Taking off from a delightful ad for Romperjacks on Facebook back in November and December:
Here I give you the ad photo, and inventory some of the things it inspires me to write about in future postings (several being themes from earlier postings on this blog).
— These are two good-looking guys: so, male beauty, in both face and body, but especially face.
— They are in fact two fine-looking light-skinned black men. (Here my non-U.S. friends ask, “How on earth can you tell they’re black?” — indeed, my man Jacques’s Mediterranean-French skin color was about the warm light brown of these guys’ skin.) Then: for complex sociocultural reasons, light-skinned black men make good models for selling clothes to American men (as here).
— They are smiling wonderfully, projecting niceness: so, smiles of pleasure and amiability.
— They are in a couple: so, male affiliation.
— They are bonding with each other through the arm-over-shoulder gesture, what I’ll call the buddy-arm — used especially by buddies (AmE) / mates (BrE), brothers, and fathers with their sons. Also used by male lovers, so capable of being misunderstood.
— They are wearing one-piece garments in a category that includes things known as jumpsuits, rompers, and overalls.
— Such clothing falls into apparel categories with commercial labels that include casualwear / casual wear, leisurewear / leisure wear, gymwear / athletic wear, sportswear, and work clothes. Meanwhile, the Romperjacks claim that their clothing is “stylish for every occasion” is entertaining, but not even remotely credible.
— These types of men’s clothing have complex associations with social class and social context.
— Romperjacks clothing is genuinely beautiful menswear, and also characterizable as funwear. So: the role of clothing in constructing and projecting various masculinities, forms or styles of masculinity, and individual personas as well.
— Comparing Romperjacks (with stylishness and beauty as explicit selling points) with two of its competitors illustrates some of this complexity: Swoveralls (sweat pants + overalls) have comfort as the main selling point. Zesties, on the other hand, are for fun, and are marketed to regular guys, guy guys, bros, and dudes (using labels that pick out a variety of masculinities and personas).
I can’t now imagine how I thought I was going to get all of this into a single posting. Especially since I was also going to try to locate all these guys (with most of their bodies covered up by clothing, but check out those lean muscular Romperjack legs) within a larger world that includes the near-naked or fully naked men in my huge body of postings on underwear ads and gay porn films — with their buttocks, packages, and bare muscular torsos, at which we gay guys swoon (apologies to Sonnet 73).
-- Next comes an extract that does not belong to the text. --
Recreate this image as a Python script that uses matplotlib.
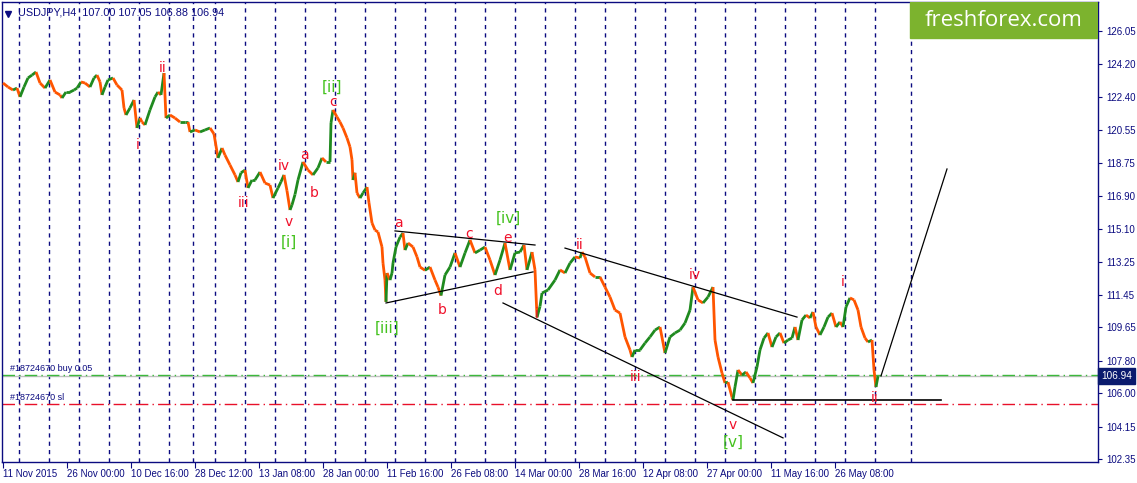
#!/usr/bin/env python3
"""
USDJPY H4 con conteggio delle onde (stile MT4), ricostruito a mano.
Salva out.png (1137x483).
"""

import matplotlib
matplotlib.use("Agg")
import matplotlib.pyplot as plt
from matplotlib.collections import LineCollection
from matplotlib.patches import Rectangle

# --- dati -------------------------------------------------------------------
# indice della barra H4 (0 = 11 Nov 2015 00:00) e prezzo di chiusura campionato
bar_idx = [
    0, 5, 10, 14, 17, 21, 25, 29, 33, 37, 42, 47, 52, 57, 59, 63, 67, 71, 74,
    78, 82, 87, 91, 94, 97, 99, 102, 105, 110, 114, 119, 121, 123, 127, 131,
    134, 137, 139, 142, 147, 152, 155, 158, 161, 163, 167, 172, 177, 182, 185,
    187, 192, 197, 202, 207, 211, 215, 219, 222, 227, 232, 235, 238, 242, 245,
    249, 252, 257, 262, 267, 270, 275, 278, 281, 284, 287, 289, 292, 295, 300,
    305, 310, 315, 319, 323, 327, 328, 330, 334, 337, 340, 344, 347, 349, 350,
    352, 354, 357, 360, 364, 366, 369, 372, 375, 379, 380, 382, 383, 384, 387,
    389, 390, 393, 397, 400, 402, 405, 410, 414, 417, 422, 427, 432, 435, 438,
    442, 447, 452, 457, 462, 467, 472, 477, 482, 487, 492, 497, 502, 507, 512,
    517, 521, 524, 529, 532, 534, 537, 539, 545, 552, 557, 562, 567, 572, 577,
    579, 582, 587, 592, 597, 602, 607, 612, 617, 622, 627, 629, 632, 637, 642,
    647, 652, 657, 662, 667, 672, 677, 682, 687, 690, 695, 700, 705, 710, 712,
    715, 719, 722, 725, 729, 730, 732, 735, 739, 743, 747, 750, 754, 757, 761,
    765, 769, 773, 777, 781, 785, 789, 792, 795, 799, 803, 807, 810, 813, 817,
    821, 825, 829, 833, 837, 840, 843, 847, 851, 855, 858, 862, 865, 869, 871,
    873, 875,
]
close = [
    123.17, 122.95, 122.78, 122.89, 122.40, 122.95, 123.45, 123.61, 123.78,
    123.17, 122.89, 123.34, 122.67, 122.51, 122.34, 122.67, 122.67, 122.78,
    122.89, 123.23, 123.17, 122.95, 123.45, 123.61, 123.23, 122.51, 122.95,
    123.34, 123.45, 123.06, 122.78, 121.79, 121.40, 121.79, 122.23, 120.68,
    121.23, 121.01, 120.85, 121.68, 122.40, 122.67, 122.51, 123.72, 121.23,
    121.40, 121.23, 121.01, 121.01, 121.01, 120.46, 120.57, 120.46, 120.57,
    120.68, 120.35, 119.02, 119.57, 119.18, 118.63, 118.08, 117.69, 118.20,
    118.35, 117.36, 117.80, 117.80, 118.24, 117.63, 117.52, 116.80, 117.36,
    117.70, 118.08, 117.20, 116.14, 116.42, 117.00, 117.80, 118.80, 118.35,
    118.08, 118.47, 119.02, 118.80, 118.80, 120.96, 121.68, 121.29, 121.01,
    120.68, 120.13, 119.63, 118.91, 117.80, 118.20, 117.08, 116.80, 117.08,
    117.41, 116.53, 115.42, 115.03, 114.92, 114.09, 113.20, 112.26, 111.05,
    112.65, 112.26, 112.65, 113.20, 114.09, 114.64, 114.86, 113.92, 114.31,
    114.09, 113.54, 112.98, 112.80, 112.98, 112.26, 111.87, 111.40, 112.54,
    112.98, 113.76, 112.98, 113.76, 114.48, 113.76, 113.92, 114.09, 113.37,
    112.54, 113.37, 114.31, 112.82, 113.76, 113.81, 114.20, 112.82, 113.81,
    112.82, 110.20, 110.80, 111.54, 111.71, 112.26, 112.82, 112.65, 113.20,
    113.54, 113.48, 113.81, 113.54, 112.65, 112.43, 112.43, 111.87, 111.32,
    110.60, 110.43, 109.11, 108.39, 108.00, 108.39, 108.39, 108.77, 109.11,
    109.49, 109.66, 108.22, 109.11, 109.33, 109.49, 109.88, 110.60, 111.87,
    111.16, 110.99, 111.32, 111.87, 108.94, 108.00, 107.11, 106.56, 106.61,
    105.78, 105.62, 106.34, 107.28, 107.00, 107.17, 106.84, 106.56, 107.45,
    108.39, 109.05, 109.33, 108.55, 109.11, 109.33, 108.77, 108.94, 109.05,
    109.66, 108.94, 110.05, 110.32, 110.16, 110.49, 109.66, 109.22, 109.66,
    110.21, 110.43, 109.66, 109.94, 109.66, 110.77, 111.27, 111.16, 110.60,
    109.66, 109.05, 108.83, 108.94, 107.28, 106.34, 106.94,
]

ohlc_header = "USDJPY,H4  107.00 107.05 106.88 106.94"
bid = 106.94
buy_price = 107.00
sl_price = 105.37
support = 105.60

# etichette asse tempo (una ogni 64 barre) e separatori settimanali
time_ticks = [0, 64, 128, 192, 256, 320, 384, 448, 512, 576, 640, 704, 768, 832]
time_labels = ["11 Nov 2015", "26 Nov 00:00", "10 Dec 16:00", "28 Dec 12:00",
               "13 Jan 08:00", "28 Jan 00:00", "11 Feb 16:00", "26 Feb 08:00",
               "14 Mar 00:00", "28 Mar 16:00", "12 Apr 08:00", "27 Apr 00:00",
               "11 May 16:00", "26 May 08:00"]
week_bars = [16, 46, 76, 106, 136, 166, 190, 212, 242, 272, 302, 332, 362,
             392, 422, 452, 482, 512, 542, 572, 602, 632, 662, 692, 722, 752,
             782, 812, 842, 872, 908]
price_ticks = [126.05, 124.20, 122.40, 120.55, 118.75, 116.90, 115.10,
               113.25, 111.45, 109.65, 107.80, 106.00, 104.15, 102.35]

# linee di tendenza: (barra0, prezzo0, barra1, prezzo1)
trend_lines = [
    (392, 114.98, 532, 114.20),   # triangolo, lato alto
    (383, 110.99, 530, 112.71),   # triangolo, lato basso
    (500, 110.99, 780, 103.52),   # canale, lato basso
    (562, 114.03, 794, 110.21),   # canale, lato alto
    (878, 106.95, 944, 118.41),   # proiezione
]

# conteggio onde: (barra, prezzo, testo, livello)
waves = [
    (160, 124.00, "ii", "minor"), (135, 119.74, "i", "minor"),
    (241, 116.53, "iii", "minor"), (281, 118.58, "iv", "minor"),
    (286, 115.47, "v", "minor"), (286, 114.37, "[i]", "major"),
    (301, 119.18, "a", "minor"), (311, 117.08, "b", "minor"),
    (329, 122.95, "[ii]", "major"), (330, 122.12, "c", "minor"),
    (395, 115.42, "a", "minor"), (384, 109.60, "[iii]", "major"),
    (439, 110.60, "b", "minor"), (466, 114.81, "c", "minor"),
    (505, 115.70, "[iv]", "major"), (504, 114.59, "e", "minor"),
    (495, 111.65, "d", "minor"), (534, 110.38, "i", "minor"),
    (577, 114.20, "ii", "minor"), (633, 106.90, "iii", "minor"),
    (692, 112.54, "iv", "minor"), (730, 104.23, "v", "minor"),
    (730, 103.29, "[v]", "major"), (840, 112.15, "i", "minor"),
    (872, 105.73, "ii", "minor"),
]

# --- disegno -----------------------------------------------------------------
NAVY = "#0b0b80"
UP, DOWN = "#1f8a1f", "#ff5500"
FONT = ["Liberation Sans", "DejaVu Sans"]

plt.rcParams["font.family"] = FONT

fig = plt.figure(figsize=(11.37, 4.83), dpi=100)
ax = fig.add_axes([2 / 1137, 21 / 483, 1096 / 1137, 460 / 483])
ax.set_xlim(-1, 1095)
ax.set_ylim(102.185, 127.656)

for b in week_bars:
    ax.axvline(b, color=NAVY, lw=1, ls=(0, (3, 3)), zorder=1)

# serie prezzi: segmento verde se sale, arancio se scende
segs, cols = [], []
for i in range(1, len(close)):
    segs.append([(bar_idx[i - 1], close[i - 1]), (bar_idx[i], close[i])])
    cols.append(UP if close[i] >= close[i - 1] else DOWN)
ax.add_collection(LineCollection(segs, colors=cols, linewidths=2.0, zorder=3))

for x0, y0, x1, y1 in trend_lines:
    ax.plot([x0, x1], [y0, y1], color="black", lw=0.9, zorder=4)
ax.plot([730, 938], [support, support], color="black", lw=1.2, zorder=4)

# livelli dell'ordine
ax.axhline(bid, color="#c0c0c0", lw=1, zorder=2)
ax.axhline(buy_price, color="#3cb83c", lw=1, ls=(0, (9, 3, 1, 3)), zorder=2)
ax.axhline(sl_price, color="#e8102a", lw=1, ls=(0, (9, 3, 1, 3)), zorder=2)
ax.text(7, buy_price + 0.12, "#18724670 buy 0.05", fontsize=6.5, color=NAVY,
        va="bottom", zorder=5)
ax.text(7, sl_price + 0.12, "#18724670 sl", fontsize=6.5, color=NAVY,
        va="bottom", zorder=5)

for b, p, txt, lvl in waves:
    if lvl == "major":
        ax.text(b, p, txt, color="#44c21e", fontsize=11, ha="center",
                va="center", family="DejaVu Sans", zorder=6)
    else:
        ax.text(b, p, txt, color="#f0102a", fontsize=10, ha="center",
                va="center", family="DejaVu Sans", zorder=6)

# intestazione e logo
ax.plot([0.0055], [0.975], marker="v", color=NAVY, ms=5,
        transform=ax.transAxes, clip_on=False)
ax.text(0.0145, 0.977, ohlc_header, transform=ax.transAxes, fontsize=7.8,
        color=NAVY, va="center", ha="left")
ax.add_patch(Rectangle((908 / 1096, 424 / 460), 187 / 1096, 36 / 460,
                       transform=ax.transAxes, color="#7cb32e", zorder=7))
ax.text((908 + 93.5) / 1096, 442 / 460, "freshforex.com",
        transform=ax.transAxes, color="white", fontsize=16, family="Open Sans",
        ha="center", va="center", zorder=8)

# assi stile MT4
for s in ax.spines.values():
    s.set_color(NAVY)
    s.set_linewidth(1)
ax.yaxis.tick_right()
ax.set_yticks(price_ticks)
ax.set_yticklabels([f"{v:.2f}" for v in price_ticks])
ax.tick_params(axis="y", direction="out", length=3, color=NAVY,
               labelcolor=NAVY, labelsize=7, pad=3)
ax.set_xticks(time_ticks)
ax.set_xticklabels(time_labels, ha="left")
ax.tick_params(axis="x", direction="out", length=4, color=NAVY,
               labelcolor=NAVY, labelsize=7, pad=1)

ax.annotate(f"{bid:.2f}", xy=(1.0, bid), xycoords=("axes fraction", "data"),
            xytext=(2, 0), textcoords="offset points", fontsize=7.2,
            color="white", va="center", ha="left", annotation_clip=False,
            bbox=dict(boxstyle="square,pad=0.3", fc="#0a1a6e", ec="#0a1a6e"))

fig.savefig("out.png", dpi=100)
plt.close(fig)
In fact, I considered musing on beauty, in particular male beauty, as a vector of pleasure, yes, but also as a vector of power, even danger, inspiring not just attraction but obsessive desire. Altering “Beautiful Girls” from Stephen Sondheim’s Follies just a bit:
Here’s the home of
Beautiful guys,
Where your
Reason is undone.
(If you let me muse on a topic long enough — and this one has been simmering since last fall — I will eventually carry you by free association to strange and distant lands.)